Integral of 1/(x^3 + bx - c) dx

[yuiop]

What is the integral of 1/(x^3 + bx - c) with respect to x?

This is part of a larger problem I am working on, but finding the integral has proved a sticking point. I have simplified it as much as possible.

P.S. The larger problem is finding J(r) in this PF post https://www.physicsforums.com/showpost.php?p=4397770&postcount=5

 

[HallsofIvy]

It will not be possible to get a simple form for that integral. To integrate "1 over a polynomial" you have to factor the polynomial. Here, you have a cubic so, theoretically, in terms of real numbers, either of two things can happen: you can factor it into 3 linear factors or you can factor it into one linear factor and one "irreducible" quadratic. If there are three linear factors, you can use "partial fractions" to write the integrand as the sum of three fractions with linear denominator so the integral is a combination of three logarithms. If there is on linear factor and one irreducible quadratic you can use "partial fractions" to write the integrand as the sum of one fraction with a linear denominator and one fraction with a linear numerator and quadratic denominator. The first integral is, of course, a logrithm. Since the quadratic denominator in the second fraction is irreducible, you can, by "completing the square", write the denominator in the form [itex](x- a)^2+ b[/itex]. Making the change of variable, u= x- a, you can then write the fraction as "(cu+d)/(u^2+ b)= cu/(u^2+ d)+ b/(u^2+ d). The first of those can be integrated by letting v= u^2+ d and the second as an arctangent.

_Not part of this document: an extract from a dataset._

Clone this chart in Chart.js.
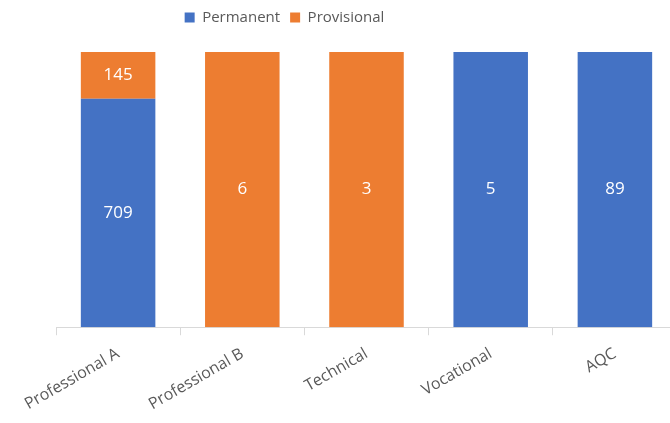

However, there are simply too many choices and too many possible "routes" depending on the coefficients to be able to write a general formula.

 

[yuiop]

Since the quadratic denominator in the second fraction is irreducible, you can, by "completing the square", write the denominator in the form [itex](x- a)^2+ b[/itex].

It seams that in this case, I have an irreducible cubic so perhaps I need to 'complete the cube' but if I try that I end up with additional factors of x and x^2 outside the cube.

Is there another approach to this problem? In the linked post the integral has a term m(x) which is of course a function of x as defined in that post. Is it possible to carry out the integral as if m(x) was simply a constant (m) and then deal with m(x) after the integration has been carried out? It seams easy enough to obtain the integral of m(x) dx.